Delaware Right-of-Way Pest Management Bundle

This course bundle is geared toward the right-of-way commercial applicator. This course bundle contains 4 credits of category 06 training approved by the Delaware Department of Agriculture. Click on course details for a complete list of courses.

BUNDLE CONTENTS:

  • Right-of-Way: Pest Management Overview – 3 credits
  • Pollinator Stewardship – 1 credit

 


Right-of-Way: Pest Management Overview

Course Description

Pest management in right-of-way situations can be a challenge. The economic thresholds are different in right-of-way situations compared to either a landscape setting or an agricultural setting. The treatment areas can be more readily viewed by the public or may be too rough to reach using traditional equipment. While broadleaf and woody plant material is usually the major pests in right-of-way situations there can be insect and vertebrate pests that need management. This course provides an overview of pests common to rights-of-way, management solutions, a look at the equipment commonly used to treat rights-of-way, and a review of calibration steps for that equipment.

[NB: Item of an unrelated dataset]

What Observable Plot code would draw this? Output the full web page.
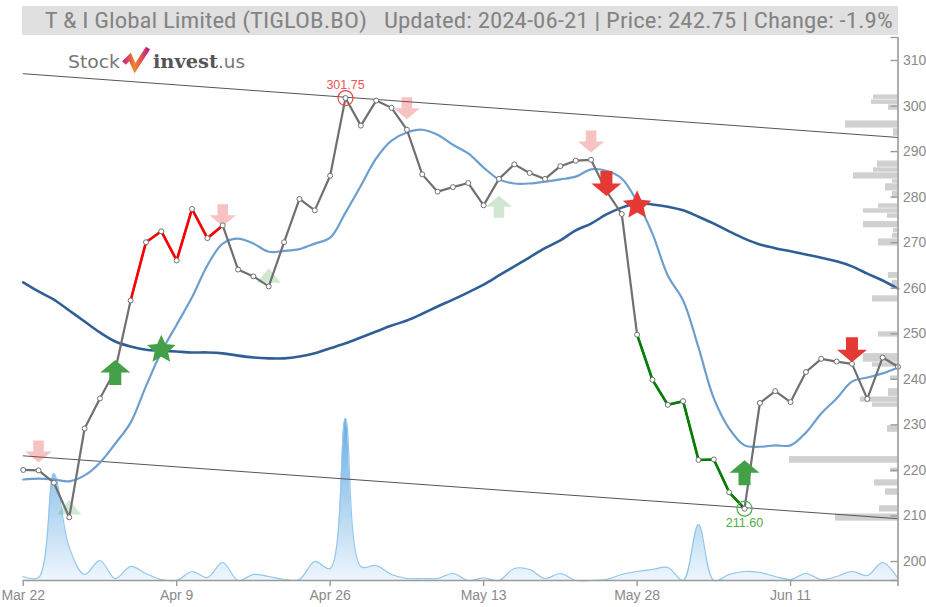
<!DOCTYPE html>
<html><head><meta charset="utf-8">
<script src="https://cdn.jsdelivr.net/npm/d3@7"></script>
<script src="https://cdn.jsdelivr.net/npm/@observablehq/plot@0.6"></script>
<style>
html,body{margin:0;padding:0;background:#fff;}
#wrap{position:relative;width:926px;height:607px;overflow:hidden;background:#fff;}
#chart{position:absolute;left:0;top:0;}
#title{position:absolute;left:22px;top:6px;width:876px;height:29px;background:#e0e0e0;}
#title span{position:absolute;right:5px;top:3px;font-size:22px;font-family:"Liberation Sans Narrow","Roboto Condensed","Liberation Sans",Arial,sans-serif;color:#848484;white-space:nowrap;transform-origin:right center;line-height:23px;}
#logo{position:absolute;left:60px;top:44px;}
</style>
</head><body>
<div id="wrap">
<div id="chart"></div>
<div id="title"><span>T &amp; I Global Limited (TIGLOB.BO)&nbsp;&nbsp; Updated: 2024-06-21 | Price: 242.75 | Change: -1.9%</span></div>
<svg id="logo" width="200" height="34">
<defs><linearGradient id="lg" x1="0" y1="0" x2="1" y2="0">
<stop offset="0%" stop-color="#c8267e"/><stop offset="45%" stop-color="#f5842a"/><stop offset="100%" stop-color="#c21f7c"/></linearGradient></defs>
<text x="8" y="24" font-family="DejaVu Sans" font-size="18" fill="#777" textLength="52" lengthAdjust="spacingAndGlyphs">Stock</text>
<polyline points="64,19 70,13 75,24 88,4" fill="none" stroke="url(#lg)" stroke-width="5" stroke-linejoin="miter"/>
<text x="93" y="24" font-family="DejaVu Serif" font-weight="bold" font-size="19" fill="#555" textLength="65" lengthAdjust="spacingAndGlyphs">invest</text>
<text x="158" y="24" font-family="DejaVu Sans" font-size="18" fill="#777" textLength="27" lengthAdjust="spacingAndGlyphs">.us</text>
</svg>
</div>
<script>
// ---- data ----
const price = [220.1,220.0,217.3,209.7,229.2,235.8,242.0,257.3,270.1,272.5,266.1,277.4,271.0,273.8,264.1,262.6,260.4,270.1,279.6,277.1,284.7,301.75,295.7,301.2,299.6,294.8,285.0,281.2,282.2,283.1,278.2,284.0,287.2,285.3,284.0,286.8,288.0,288.2,281.3,276.3,249.8,239.9,234.4,235.2,222.3,222.4,215.2,211.6,234.8,237.4,235.0,241.6,244.5,243.9,243.4,235.7,244.8,242.75];
const maShort = [218.0,218.2,218.0,217.6,218.9,221.7,225.9,230.5,238.5,246.0,252.0,258.0,265.0,269.8,270.9,269.8,268.0,268.2,268.6,269.8,271.1,276.6,282.5,288.5,292.4,294.2,294.8,293.7,291.5,289.6,286.5,283.9,283.0,283.0,283.4,283.9,284.5,286.1,285.8,284.1,279.0,272.0,262.8,257.3,247.0,235.8,229.2,225.5,225.2,225.5,225.5,228.3,232.5,235.8,239.5,240.4,241.3,242.6];
const maLong = [261.3,259.3,257.5,255.1,252.7,250.3,248.3,247.2,246.5,246.3,246.1,245.9,245.9,245.7,245.2,244.8,244.6,244.6,245.0,245.7,246.8,247.9,249.2,250.5,251.8,252.9,254.4,256.0,257.5,259.1,260.8,262.8,264.8,266.8,268.8,270.5,272.7,274.2,276.2,277.7,278.6,278.4,277.9,277.1,275.7,274.2,272.5,270.9,269.6,268.8,268.1,267.4,266.7,265.9,264.8,263.2,261.7,259.9];
const volume = [4,3,107,33,6,20,2,14,7,1,0,9,3,18,0,6,4,1,1,19,12,162,14,15,6,2,2,2,7,0,2.5,0,12,11,2,7,0,0,1,6,9,11,13,0,56,0,6,9,8,4,1,7,1,4,9,5,18,2];
const tickIndex = [0,10,20,30,40,50];
const tickLabels = ["Mar 22","Apr 9","Apr 26","May 13","May 28","Jun 11"];
const yTicks = [200,210,220,230,240,250,260,270,280,290,300,310];
const trendUpper = [307.1, 293.1];   // at first and last index
const trendLower = [223.2, 209.4];
const redSegment = [7, 13];
const greenSegment = [40, 47];
const sigIndex = [1, 3, 6, 9, 13, 16, 25, 31, 37, 38, 40, 47, 54];
const sigLevel = [224.15, 211.9, 241.5, 246.5, 276.0, 262.8, 299.5, 277.9, 292.2, 283.0, 278.2, 219.5, 246.5];
const sigType = ["sellWeak","buyTri","buy","buyStar","sellWeak","buyTri","sellWeak","buyWeak","sellWeak","sell","sellStar","buy","sell"];
const extremeIndex = [21, 47];
const extremeLabel = ["301.75", "211.60"];
const profHi = [302.5,301.4,300.3,296.8,295.1,288.0,286.5,285.4,283.9,283.0,281.3,278.6,277.5,276.4,274.7,273.2,272.1,270.9,263.5,261.8,258.4,250.5,245.7,243.7,240.8,238.0,236.2,234.9,229.9,223.1,220.6,218.0,216.0,212.3,210.5];
const profLo = [301.4,300.3,299.0,295.1,293.3,286.5,285.4,283.9,283.0,281.3,279.9,277.5,276.4,275.3,273.2,272.1,270.9,269.2,262.1,260.4,256.9,249.2,243.7,242.6,239.7,236.2,234.9,233.8,228.3,221.5,219.5,216.5,214.5,210.8,208.8];
const profVol = [24.5,26.5,9.5,52.5,4.5,20.5,24.5,44.5,5.5,12.5,5.5,19.5,34.5,10.5,34.5,4.5,5.5,19.5,9.5,5.5,25.5,19.5,34.5,25.5,7.5,9.5,37.5,25.5,10.5,108.5,7.5,23.5,12.5,18.5,62.5];

// ---- derived tables ----
const last = price.length - 1;
const rows = price.map((p, i) => ({i, price: p, maShort: maShort[i], maLong: maLong[i], vol: volume[i]}));
const yMin = 195.83, yMax = 315.05;
const volK = 1 / 4.5545;      // volume unit -> price units
const profK = 1 / 15.35;      // profile unit -> index units
const profile = profHi.map((h, k) => ({hi: h, lo: profLo[k], vol: profVol[k]}));
const trends = [
  {i: 0, v: trendUpper[0], g: "u"}, {i: last, v: trendUpper[1], g: "u"},
  {i: 0, v: trendLower[0], g: "l"}, {i: last, v: trendLower[1], g: "l"}
];
const signals = sigIndex.map((i, k) => ({i, v: sigLevel[k], t: sigType[k]}));
const extremes = extremeIndex.map((i, k) => ({i, v: price[i], label: extremeLabel[k]}));

// ---- custom symbols ----
function arrow(dir) {
  return {draw(ctx, size) {
    const r = Math.sqrt(size / Math.PI), sw = 0.48 * r, hw = 1.2 * r;
    const p = [[-sw,-r],[sw,-r],[sw,0],[hw,0],[0,r],[-hw,0],[-sw,0]];
    ctx.moveTo(p[0][0], dir * p[0][1]);
    for (let k = 1; k < p.length; k++) ctx.lineTo(p[k][0], dir * p[k][1]);
    ctx.closePath();
  }};
}
const arrowDown = arrow(1), arrowUp = arrow(-1);
const star = {draw(ctx, size) {
  const R = Math.sqrt(size / Math.PI), ri = R * 0.47;
  for (let k = 0; k < 10; k++) {
    const a = -Math.PI / 2 + k * Math.PI / 5, rr = k % 2 ? ri : R;
    k ? ctx.lineTo(rr * Math.cos(a), rr * Math.sin(a)) : ctx.moveTo(rr * Math.cos(a), rr * Math.sin(a));
  }
  ctx.closePath();
}};
const tri = {draw(ctx, size) {
  const r = Math.sqrt(size / Math.PI);
  ctx.moveTo(0, -0.6 * r); ctx.lineTo(r, 0.6 * r); ctx.lineTo(-r, 0.6 * r); ctx.closePath();
}};

const RED = "#e53935", GREEN = "#43a047";
const sig = (t) => signals.filter(d => d.t === t);

const gradDefs = () => {
  const defs = d3.create("svg:defs");
  const g = defs.append("linearGradient").attr("id", "volGrad").attr("x1", 0).attr("y1", 0).attr("x2", 0).attr("y2", 1);
  g.append("stop").attr("offset", "0%").attr("stop-color", "#66ace2");
  g.append("stop").attr("offset", "100%").attr("stop-color", "#eef6fd");
  return defs.node();
};

const chart = Plot.plot({
  width: 926, height: 607,
  marginLeft: 22.7, marginRight: 28.5, marginTop: 37, marginBottom: 27,
  x: {domain: [0, last]},
  y: {domain: [yMin, yMax]},
  style: {background: "transparent", fontFamily: "'Liberation Sans', Arial, sans-serif", fontSize: "14px", overflow: "visible"},
  marks: [
    gradDefs,
    // volume profile
    Plot.rect(profile, {y1: "lo", y2: "hi", x1: d => last - d.vol * profK, x2: last, fill: "#d0d0d0", insetTop: 0.3, insetBottom: 0.3}),
    // volume area
    Plot.area(rows, {x1: "i", y1: yMin, y2: d => yMin + d.vol * volK, curve: "catmull-rom", fill: "url(#volGrad)"}),
    Plot.line(rows, {x: "i", y: d => yMin + d.vol * volK, curve: "catmull-rom", stroke: "#93c6ec", strokeWidth: 1.2}),
    // trend channel
    Plot.line(trends, {x: "i", y: "v", z: "g", stroke: "#555", strokeWidth: 1}),
    // moving averages
    Plot.line(rows, {x: "i", y: "maLong", curve: "catmull-rom", stroke: "#2f5f96", strokeWidth: 2.6}),
    Plot.line(rows, {x: "i", y: "maShort", curve: "catmull-rom", stroke: "#6c9fd0", strokeWidth: 2.2}),
    // faded signals
    Plot.dot(sig("sellWeak"), {x: "i", y: "v", symbol: arrowDown, r: 11, fill: RED, fillOpacity: 0.3, stroke: "none"}),
    Plot.dot(sig("buyWeak"), {x: "i", y: "v", symbol: arrowUp, r: 11, fill: GREEN, fillOpacity: 0.25, stroke: "none"}),
    Plot.dot(sig("buyTri"), {x: "i", y: "v", symbol: tri, r: 12, fill: GREEN, fillOpacity: 0.25, stroke: "none"}),
    // price line
    Plot.line(rows, {x: "i", y: "price", stroke: "#707070", strokeWidth: 2.2}),
    Plot.line(rows.slice(redSegment[0], redSegment[1] + 1), {x: "i", y: "price", stroke: "#ff0000", strokeWidth: 2.6}),
    Plot.line(rows.slice(greenSegment[0], greenSegment[1] + 1), {x: "i", y: "price", stroke: "#007f00", strokeWidth: 2.6}),
    Plot.dot(rows, {x: "i", y: "price", r: 2.5, fill: "white", stroke: "#707070", strokeWidth: 1}),
    // strong signals
    Plot.dot(sig("buy"), {x: "i", y: "v", symbol: arrowUp, r: 12.5, fill: GREEN, stroke: "none"}),
    Plot.dot(sig("sell"), {x: "i", y: "v", symbol: arrowDown, r: 12.5, fill: RED, stroke: "none"}),
    Plot.dot(sig("buyStar"), {x: "i", y: "v", symbol: star, r: 15, fill: GREEN, stroke: "none"}),
    Plot.dot(sig("sellStar"), {x: "i", y: "v", symbol: star, r: 15, fill: RED, stroke: "none"}),
    // extremes
    Plot.dot(extremes.slice(0, 1), {x: "i", y: "v", r: 7.5, fill: "none", stroke: "#ee4444", strokeWidth: 1.2}),
    Plot.dot(extremes.slice(1), {x: "i", y: "v", r: 7.5, fill: "none", stroke: "#4caf50", strokeWidth: 1.2}),
    Plot.text(extremes.slice(0, 1), {x: "i", y: "v", text: "label", dy: -13, fill: "#ee5555", fontSize: 12.5}),
    Plot.text(extremes.slice(1), {x: "i", y: "v", text: "label", dy: 14, fill: "#4cae4c", fontSize: 12.5}),
    // axes
    Plot.ruleY([yMin], {stroke: "#9a9a9a", strokeWidth: 1.6}),
    Plot.ruleX([last], {stroke: "#9a9a9a", strokeWidth: 1.6, insetBottom: -6}),
    Plot.ruleY(yTicks.concat([yMax, yMin]), {x1: last, x2: last, insetLeft: -7, stroke: "#9a9a9a", strokeWidth: 1.4}),
    Plot.axisX({ticks: tickIndex, tickFormat: d => tickLabels[tickIndex.indexOf(d)], tickSize: 6, tickPadding: 4, stroke: "#9a9a9a", strokeWidth: 1.4, fill: "#8a8a8a", fontSize: 14, label: null}),
    Plot.axisY({anchor: "right", ticks: yTicks, tickSize: 0, tickPadding: 5, fill: "#8a8a8a", fontSize: 14, label: null})
  ]
});
document.getElementById("chart").appendChild(chart);

// fit the title text to the banner width
const span = document.querySelector("#title span");
const w = span.getBoundingClientRect().width;
span.style.transform = `scaleX(${848 / w})`;
</script>
</body></html>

After completing this course participants will be able to:

  • Outline the principles of an IPM program in right-of-way situations
  • Identify weeds and other pests commonly found in rights-of-way
  • Identify and calibrate equipment commonly used in right-of-way applications
  • Demonstrate an understanding of professional conduct and how to interact with the public

Pollinator Stewardship

Course Description

Honey Bee Stewardship. The primary concern plaguing the beekeeping industry is the decline of honey bees around the world. Colony collapse disorder (CCD) is the leading cause behind this steady decline in honey bee numbers. There are a number of different factors affecting this decline. This course provides an outline of the best practices concerning honeybee stewardship.

Minimizing Pesticide Risk for Pollinators. Whether applying pesticides in the home garden or in a commercial setting, many of the chemical pesticides used to control insects, fungal disease, and even weeds can hurt non-target pollinating insects, such as bees and butterflies. This section will ensure your ability to effectively and efficiently apply pesticides without harming beneficial insects.

After completing this course participants will be able to:

  • Identify the factors that contribute to colony collapse disorder.
  • Recognize the importance of beekeeper/grower communication.
  • Describe the importance of pollinators in agriculture and why protecting native pollinators is of great concern.
  • Outline the federal and state enforcement and compliance procedure as related to pollinator safety and alternatives to hard chemicals.